Enver Hoxha régna près de quarante ans. Il avait choisi la Chine cotre l’U.R.S.S. A la fin des années 80, l’Albanie ressemblait encore à un camp retranché et au cauchemar d’Orwell. Les routes étaient vides, les voitures interdites, et dans les H.L.M. construites à la campagne les cochons traînaient dans les escaliers.  Cent vingt mille termitières de béton parsemaient les champs en autant d’abris individuels.

En 1992, Sali Berisha, chef de l’opposition, sortir l’Albanie de ce marxisme pastoral. Elu président, il oublia une part de ses principes et ne réussit pas le démarrage économique : la nation albanaise revenait de trop loin. Au début de l’année 1997, le scandale des banques spéculatives, sur le modèle de John Law sous Louis XV, plongea le pays dans le chaos : les plus pauvres avaient tout perdu. Les émeutes se succédaient. Les casernes furent pillées ; le Sud, manipulé par les anciens communistes et les mafias, fit dissidence. On refusa l’Etat : pas encore de guerre civile, mais le rejet des policiers. Certains en appelaient aux héritiers du roi Zog I. Une jacquerie, ou l’anarchie, ou la révolution ? Tout pouvait arriver.
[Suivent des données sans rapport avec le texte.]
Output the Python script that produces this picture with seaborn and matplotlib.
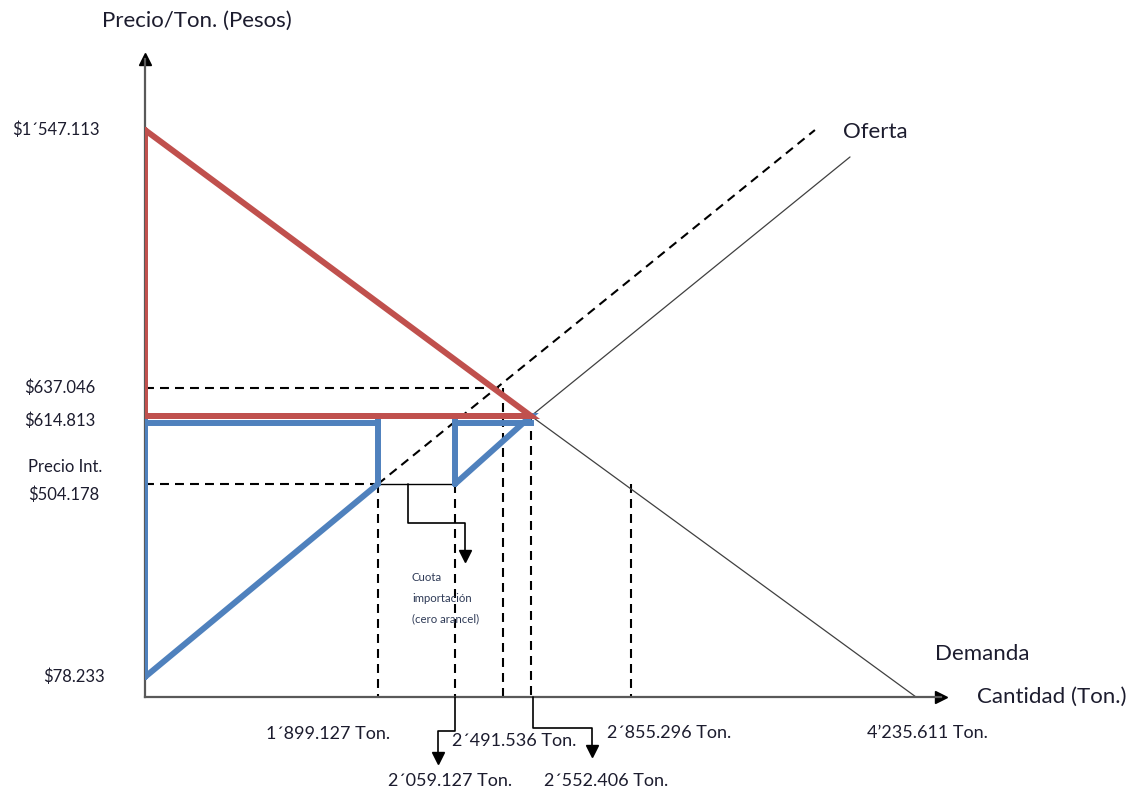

Immature et empêtrée, l’Europe des Quinze fut incapable de réagir à l’appel des populations albanaises et à l’appel du gouvernement de Tirana. Il fallut encore une fois un drame télévisé, un bateau coulé, des morts en mer. L’Italie, directement menacée par les boat people, lança un cri d’alarme. L’Allemagne et l’Angleterre refusèrent de riposter. L’Europe eu Sud fit appel à l’O.S.C.E. (Organisation pour la sécurité et la coopération en Europe). Sans caution américaine, point de salut ! Les nations méditerranéennes, avec l’aval du Conseil de sécurité des Nations unies, déployèrent enfin l’opération Alba, y adjoignant les deux ennemis héréditaires : la Grèce et la Turquie. La présence de soldats turcs dans l’Albanie musulmane souligne ainsi l’importance que l’Europe, ce club chrétien, accorde, après les massacres de Bosnie, à l’existence d’un islam modéré et démocratique à ses portes.

Aurait-on retenu la leçon bosniaque ? Pour l’Union européenne, la stabilité en Albanie est essentielle pour trois raisons. La paix est loin d’être assurée entre les pays de l’ex-Yougoslavie, brisés par la purification ethnique. Que se passera-t-il lorsque les troupes américaines se retireront selon les termes des accords de Dayton ? Même si ce qi affaiblit l’Europe satisfait souvent les Américains, Washington a intérêt à la réussite de l’opération Alba.

Non loin de Tirana, la province serbe du Kosovo est peuplée à 95 % de musulmans d’origine albanaise. Pendant la guerre de Bosnie, le leader Kosovar Ibrahim Rugova choisit la non-violence pour imposer une autonomie qui prit vite la forme de l’indépendance. Mais une guérilla islamiste, le K.L.A., est née qui rejette cette forme de lutte pacifique et revendique déjà plus de 30 attentas. On affirme que cette organisation s’entraîne en Albanie, avec le soutien de Berisha. Un embrasement du Kosovo, et donc une intervention de l’armée serbe de Milosevic encore puissante, relancerait la guerre des Balkans. Jouxtant l’Albanie, la Macédoine, qui compte une large minorité d’Albanais, est également agitée par des revendications autonomistes et pro-albanaises dures. Dans cette poudrière qui nous est mitoyenne, au bord sud de l’Europe, ne répétons pas l’erreur yougoslave. Il s’agit d’ingérence, donc de prévention des conflits et des massacres. Et de démocratie. Une telle politique exige clarté, prudence et ténacité.